──────── SOURCE DATA ────────

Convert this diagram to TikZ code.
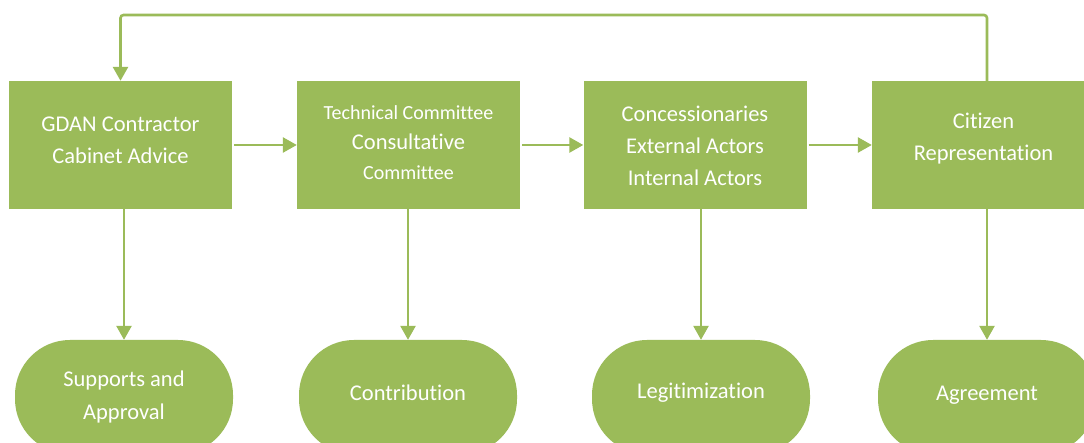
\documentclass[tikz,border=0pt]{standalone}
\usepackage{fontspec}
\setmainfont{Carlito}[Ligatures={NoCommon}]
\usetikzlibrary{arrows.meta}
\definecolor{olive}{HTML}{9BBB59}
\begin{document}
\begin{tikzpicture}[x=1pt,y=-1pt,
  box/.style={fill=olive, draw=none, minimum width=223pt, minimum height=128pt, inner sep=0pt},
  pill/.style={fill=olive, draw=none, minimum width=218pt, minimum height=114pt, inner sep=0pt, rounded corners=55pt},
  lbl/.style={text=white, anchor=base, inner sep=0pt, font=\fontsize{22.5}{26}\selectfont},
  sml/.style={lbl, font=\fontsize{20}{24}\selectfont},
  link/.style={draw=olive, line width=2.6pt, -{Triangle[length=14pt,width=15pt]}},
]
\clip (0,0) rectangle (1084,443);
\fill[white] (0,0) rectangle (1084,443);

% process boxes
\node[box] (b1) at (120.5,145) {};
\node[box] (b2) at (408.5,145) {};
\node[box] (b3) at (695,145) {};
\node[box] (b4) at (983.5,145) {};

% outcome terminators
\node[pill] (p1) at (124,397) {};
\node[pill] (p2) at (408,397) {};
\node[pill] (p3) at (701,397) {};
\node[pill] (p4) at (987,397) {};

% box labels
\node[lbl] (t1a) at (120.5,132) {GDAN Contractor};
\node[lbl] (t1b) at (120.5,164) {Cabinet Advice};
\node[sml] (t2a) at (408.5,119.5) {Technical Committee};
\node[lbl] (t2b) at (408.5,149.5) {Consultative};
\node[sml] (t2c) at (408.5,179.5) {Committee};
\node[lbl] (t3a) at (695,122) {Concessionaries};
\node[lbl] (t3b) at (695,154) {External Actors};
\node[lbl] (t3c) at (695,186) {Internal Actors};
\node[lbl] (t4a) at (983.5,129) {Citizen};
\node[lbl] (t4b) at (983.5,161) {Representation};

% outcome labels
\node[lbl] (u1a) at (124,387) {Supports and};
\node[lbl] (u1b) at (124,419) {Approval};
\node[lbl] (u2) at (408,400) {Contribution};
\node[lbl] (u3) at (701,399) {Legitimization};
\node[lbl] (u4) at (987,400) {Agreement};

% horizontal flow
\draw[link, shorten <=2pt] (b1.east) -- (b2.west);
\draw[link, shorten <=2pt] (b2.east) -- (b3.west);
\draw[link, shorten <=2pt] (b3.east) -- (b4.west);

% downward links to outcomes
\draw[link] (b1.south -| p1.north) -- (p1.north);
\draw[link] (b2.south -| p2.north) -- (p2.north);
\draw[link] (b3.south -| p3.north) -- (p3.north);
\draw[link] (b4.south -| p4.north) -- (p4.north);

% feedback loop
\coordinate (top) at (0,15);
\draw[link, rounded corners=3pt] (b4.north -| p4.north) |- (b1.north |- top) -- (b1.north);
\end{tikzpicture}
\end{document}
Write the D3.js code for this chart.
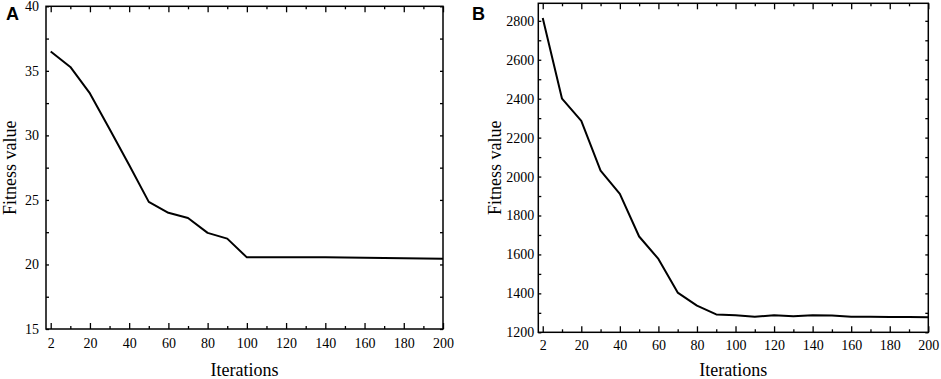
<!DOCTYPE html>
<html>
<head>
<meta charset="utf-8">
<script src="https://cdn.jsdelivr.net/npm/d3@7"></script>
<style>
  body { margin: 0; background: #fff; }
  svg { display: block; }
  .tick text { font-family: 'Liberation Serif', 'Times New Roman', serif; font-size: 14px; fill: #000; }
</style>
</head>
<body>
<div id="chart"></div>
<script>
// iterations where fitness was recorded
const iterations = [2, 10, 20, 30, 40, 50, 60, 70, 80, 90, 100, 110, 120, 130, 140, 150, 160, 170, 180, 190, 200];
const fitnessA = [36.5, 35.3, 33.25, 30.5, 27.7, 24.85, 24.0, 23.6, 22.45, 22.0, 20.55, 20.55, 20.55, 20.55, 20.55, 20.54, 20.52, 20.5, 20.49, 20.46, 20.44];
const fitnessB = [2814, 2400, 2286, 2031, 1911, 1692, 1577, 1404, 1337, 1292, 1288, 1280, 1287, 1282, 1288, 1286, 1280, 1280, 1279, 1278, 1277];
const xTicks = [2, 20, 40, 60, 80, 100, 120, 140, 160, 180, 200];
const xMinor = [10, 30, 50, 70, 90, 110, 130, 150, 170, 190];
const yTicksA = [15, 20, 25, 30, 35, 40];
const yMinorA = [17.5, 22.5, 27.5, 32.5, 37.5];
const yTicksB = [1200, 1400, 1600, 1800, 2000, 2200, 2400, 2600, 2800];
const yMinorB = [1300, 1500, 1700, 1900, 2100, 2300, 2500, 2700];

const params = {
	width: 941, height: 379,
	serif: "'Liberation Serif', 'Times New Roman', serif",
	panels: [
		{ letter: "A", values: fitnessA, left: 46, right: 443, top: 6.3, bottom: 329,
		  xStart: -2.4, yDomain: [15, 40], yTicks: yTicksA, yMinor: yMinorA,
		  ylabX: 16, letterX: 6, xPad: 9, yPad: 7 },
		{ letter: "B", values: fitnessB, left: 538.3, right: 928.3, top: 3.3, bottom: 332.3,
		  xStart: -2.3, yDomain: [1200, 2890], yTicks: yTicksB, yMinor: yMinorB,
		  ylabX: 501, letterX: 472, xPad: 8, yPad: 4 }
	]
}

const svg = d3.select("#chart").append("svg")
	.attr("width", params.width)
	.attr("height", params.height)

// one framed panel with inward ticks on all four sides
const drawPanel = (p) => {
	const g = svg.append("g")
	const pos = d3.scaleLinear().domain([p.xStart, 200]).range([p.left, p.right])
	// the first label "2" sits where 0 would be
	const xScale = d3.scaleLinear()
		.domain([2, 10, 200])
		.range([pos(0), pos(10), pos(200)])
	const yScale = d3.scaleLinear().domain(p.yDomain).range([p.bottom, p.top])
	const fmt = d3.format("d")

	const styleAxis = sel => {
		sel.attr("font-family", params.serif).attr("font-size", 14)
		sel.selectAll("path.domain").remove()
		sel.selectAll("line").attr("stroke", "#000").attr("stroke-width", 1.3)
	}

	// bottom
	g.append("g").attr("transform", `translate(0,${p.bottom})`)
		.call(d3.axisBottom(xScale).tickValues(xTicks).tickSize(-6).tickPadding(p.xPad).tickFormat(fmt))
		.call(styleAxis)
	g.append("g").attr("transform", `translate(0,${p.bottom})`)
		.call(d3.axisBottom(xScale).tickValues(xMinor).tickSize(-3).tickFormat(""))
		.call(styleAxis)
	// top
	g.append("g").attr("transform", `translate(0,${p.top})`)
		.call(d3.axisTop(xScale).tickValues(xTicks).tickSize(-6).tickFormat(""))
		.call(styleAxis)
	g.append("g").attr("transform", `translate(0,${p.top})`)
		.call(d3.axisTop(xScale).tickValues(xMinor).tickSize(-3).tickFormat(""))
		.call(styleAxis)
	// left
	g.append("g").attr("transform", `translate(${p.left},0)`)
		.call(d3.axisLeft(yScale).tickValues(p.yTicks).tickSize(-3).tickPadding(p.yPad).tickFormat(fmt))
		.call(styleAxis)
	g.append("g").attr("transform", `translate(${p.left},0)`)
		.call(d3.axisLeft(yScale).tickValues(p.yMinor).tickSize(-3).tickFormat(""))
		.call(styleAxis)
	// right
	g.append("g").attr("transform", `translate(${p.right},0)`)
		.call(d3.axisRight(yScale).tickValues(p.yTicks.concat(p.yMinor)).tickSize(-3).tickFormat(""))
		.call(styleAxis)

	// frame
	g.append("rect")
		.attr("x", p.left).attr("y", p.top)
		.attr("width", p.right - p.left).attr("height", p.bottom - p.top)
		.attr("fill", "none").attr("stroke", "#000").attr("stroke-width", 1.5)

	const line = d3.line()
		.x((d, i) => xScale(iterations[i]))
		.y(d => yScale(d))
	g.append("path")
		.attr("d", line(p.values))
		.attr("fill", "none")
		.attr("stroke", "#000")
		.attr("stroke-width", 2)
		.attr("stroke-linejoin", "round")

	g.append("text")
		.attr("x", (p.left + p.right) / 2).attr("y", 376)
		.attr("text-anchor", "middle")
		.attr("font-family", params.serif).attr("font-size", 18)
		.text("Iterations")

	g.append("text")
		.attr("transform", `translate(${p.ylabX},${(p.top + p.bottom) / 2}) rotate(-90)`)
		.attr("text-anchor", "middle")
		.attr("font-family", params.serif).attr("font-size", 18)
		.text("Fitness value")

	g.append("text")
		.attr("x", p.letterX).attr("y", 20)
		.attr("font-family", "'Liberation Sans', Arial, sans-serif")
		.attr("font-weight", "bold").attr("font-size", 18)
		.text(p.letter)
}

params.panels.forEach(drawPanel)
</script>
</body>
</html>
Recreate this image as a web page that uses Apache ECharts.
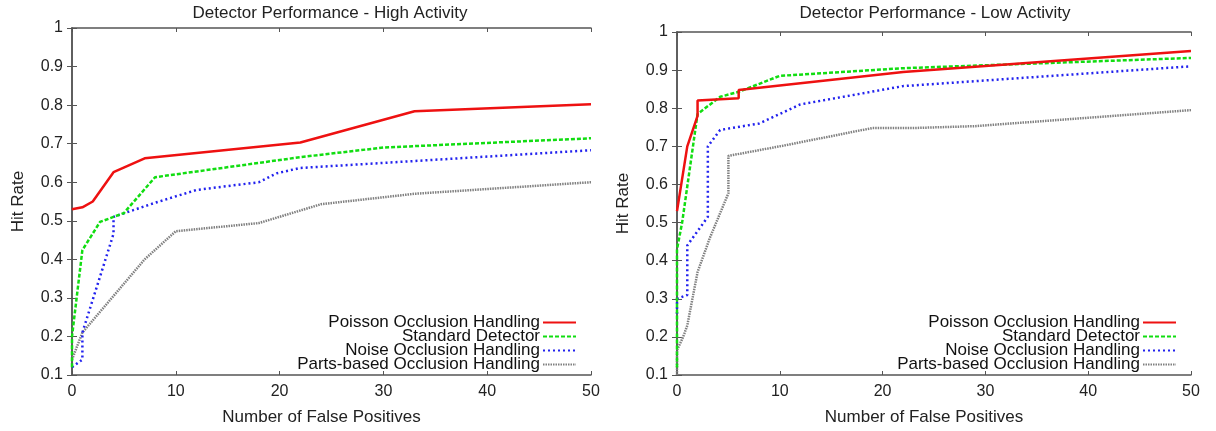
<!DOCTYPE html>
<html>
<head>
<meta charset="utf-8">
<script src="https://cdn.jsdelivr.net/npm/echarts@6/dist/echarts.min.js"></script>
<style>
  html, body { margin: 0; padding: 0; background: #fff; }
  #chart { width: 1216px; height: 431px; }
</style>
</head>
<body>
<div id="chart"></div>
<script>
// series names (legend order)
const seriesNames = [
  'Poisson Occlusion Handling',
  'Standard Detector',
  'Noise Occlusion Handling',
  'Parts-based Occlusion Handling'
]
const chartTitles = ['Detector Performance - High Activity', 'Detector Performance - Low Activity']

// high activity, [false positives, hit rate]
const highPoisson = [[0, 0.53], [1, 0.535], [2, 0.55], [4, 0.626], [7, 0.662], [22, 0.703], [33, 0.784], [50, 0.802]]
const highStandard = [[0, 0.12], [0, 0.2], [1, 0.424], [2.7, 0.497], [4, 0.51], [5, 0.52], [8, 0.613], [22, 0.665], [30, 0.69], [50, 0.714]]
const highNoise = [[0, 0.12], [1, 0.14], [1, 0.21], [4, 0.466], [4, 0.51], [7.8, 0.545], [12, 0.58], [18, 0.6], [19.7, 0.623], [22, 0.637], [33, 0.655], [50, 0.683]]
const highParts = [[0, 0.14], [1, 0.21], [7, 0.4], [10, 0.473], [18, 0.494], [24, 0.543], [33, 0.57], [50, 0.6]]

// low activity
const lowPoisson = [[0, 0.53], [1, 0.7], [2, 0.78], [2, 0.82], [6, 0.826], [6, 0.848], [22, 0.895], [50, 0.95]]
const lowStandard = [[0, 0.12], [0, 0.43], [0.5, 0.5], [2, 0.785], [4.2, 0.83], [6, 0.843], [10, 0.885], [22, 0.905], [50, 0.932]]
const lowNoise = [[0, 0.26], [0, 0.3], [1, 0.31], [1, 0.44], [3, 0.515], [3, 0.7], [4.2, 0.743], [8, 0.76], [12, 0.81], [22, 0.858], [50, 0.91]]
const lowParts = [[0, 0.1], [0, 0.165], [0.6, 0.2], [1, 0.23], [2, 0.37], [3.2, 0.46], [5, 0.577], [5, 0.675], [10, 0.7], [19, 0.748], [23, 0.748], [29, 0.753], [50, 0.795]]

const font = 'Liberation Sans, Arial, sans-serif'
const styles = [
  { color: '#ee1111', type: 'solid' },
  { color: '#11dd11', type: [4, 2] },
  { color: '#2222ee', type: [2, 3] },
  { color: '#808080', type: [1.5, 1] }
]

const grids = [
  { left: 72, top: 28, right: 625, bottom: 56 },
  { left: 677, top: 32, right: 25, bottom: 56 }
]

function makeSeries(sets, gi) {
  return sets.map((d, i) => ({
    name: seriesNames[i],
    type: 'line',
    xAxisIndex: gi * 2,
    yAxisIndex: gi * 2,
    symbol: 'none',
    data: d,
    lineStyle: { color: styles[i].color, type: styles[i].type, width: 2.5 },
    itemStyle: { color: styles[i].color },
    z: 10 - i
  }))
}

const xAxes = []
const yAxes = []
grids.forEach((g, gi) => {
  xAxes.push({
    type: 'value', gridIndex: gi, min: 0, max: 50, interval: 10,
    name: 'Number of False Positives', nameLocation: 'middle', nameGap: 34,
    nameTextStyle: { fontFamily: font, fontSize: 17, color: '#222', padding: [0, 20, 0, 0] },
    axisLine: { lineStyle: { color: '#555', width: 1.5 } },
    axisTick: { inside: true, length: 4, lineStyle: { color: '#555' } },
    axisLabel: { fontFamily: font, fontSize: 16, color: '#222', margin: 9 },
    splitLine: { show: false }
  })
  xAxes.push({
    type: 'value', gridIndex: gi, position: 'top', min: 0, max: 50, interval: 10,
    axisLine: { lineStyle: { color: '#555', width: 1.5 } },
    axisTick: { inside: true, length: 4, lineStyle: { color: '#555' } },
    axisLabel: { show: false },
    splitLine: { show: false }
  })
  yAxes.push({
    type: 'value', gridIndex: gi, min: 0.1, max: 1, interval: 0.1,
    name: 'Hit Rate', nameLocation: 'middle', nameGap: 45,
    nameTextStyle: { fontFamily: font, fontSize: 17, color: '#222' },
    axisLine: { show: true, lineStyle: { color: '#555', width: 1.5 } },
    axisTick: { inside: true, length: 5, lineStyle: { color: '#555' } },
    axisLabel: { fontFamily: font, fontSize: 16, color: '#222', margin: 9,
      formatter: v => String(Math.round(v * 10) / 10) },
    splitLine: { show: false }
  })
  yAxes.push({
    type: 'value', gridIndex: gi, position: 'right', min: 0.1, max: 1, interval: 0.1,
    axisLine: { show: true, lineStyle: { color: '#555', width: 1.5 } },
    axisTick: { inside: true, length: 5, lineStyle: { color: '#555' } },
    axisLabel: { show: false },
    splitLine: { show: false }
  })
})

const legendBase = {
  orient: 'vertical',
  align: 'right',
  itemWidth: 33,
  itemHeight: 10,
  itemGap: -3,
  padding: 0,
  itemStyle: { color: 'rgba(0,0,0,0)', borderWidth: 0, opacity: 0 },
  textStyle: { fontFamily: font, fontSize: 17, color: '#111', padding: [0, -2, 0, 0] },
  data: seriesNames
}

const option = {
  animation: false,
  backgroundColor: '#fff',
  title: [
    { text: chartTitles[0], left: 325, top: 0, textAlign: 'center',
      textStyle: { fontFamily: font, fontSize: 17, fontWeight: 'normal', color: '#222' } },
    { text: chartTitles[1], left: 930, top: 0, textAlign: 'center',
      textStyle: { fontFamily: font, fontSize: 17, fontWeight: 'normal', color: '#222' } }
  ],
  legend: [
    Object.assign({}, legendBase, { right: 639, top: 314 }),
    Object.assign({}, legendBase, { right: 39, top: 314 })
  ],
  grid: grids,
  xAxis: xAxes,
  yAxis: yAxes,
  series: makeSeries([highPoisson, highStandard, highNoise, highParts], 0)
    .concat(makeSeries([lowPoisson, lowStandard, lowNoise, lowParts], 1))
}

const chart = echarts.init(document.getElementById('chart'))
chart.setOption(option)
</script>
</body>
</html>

────────

YOUR OBJECTIVE: Starting at the line containing "Recreate this image" and ending at the line containing "const chartTitles = ['Detector", copy those lines exactly, both included, and nothing more. Leave out any picture.

OUTPUT OF THE EXERCISE:
Recreate this image as a web page that uses Apache ECharts.
<!DOCTYPE html>
<html>
<head>
<meta charset="utf-8">
<script src="https://cdn.jsdelivr.net/npm/echarts@6/dist/echarts.min.js"></script>
<style>
  html, body { margin: 0; padding: 0; background: #fff; }
  #chart { width: 1216px; height: 431px; }
</style>
</head>
<body>
<div id="chart"></div>
<script>
// series names (legend order)
const seriesNames = [
  'Poisson Occlusion Handling',
  'Standard Detector',
  'Noise Occlusion Handling',
  'Parts-based Occlusion Handling'
]
const chartTitles = ['Detector Performance - High Activity', 'Detector Performance - Low Activity']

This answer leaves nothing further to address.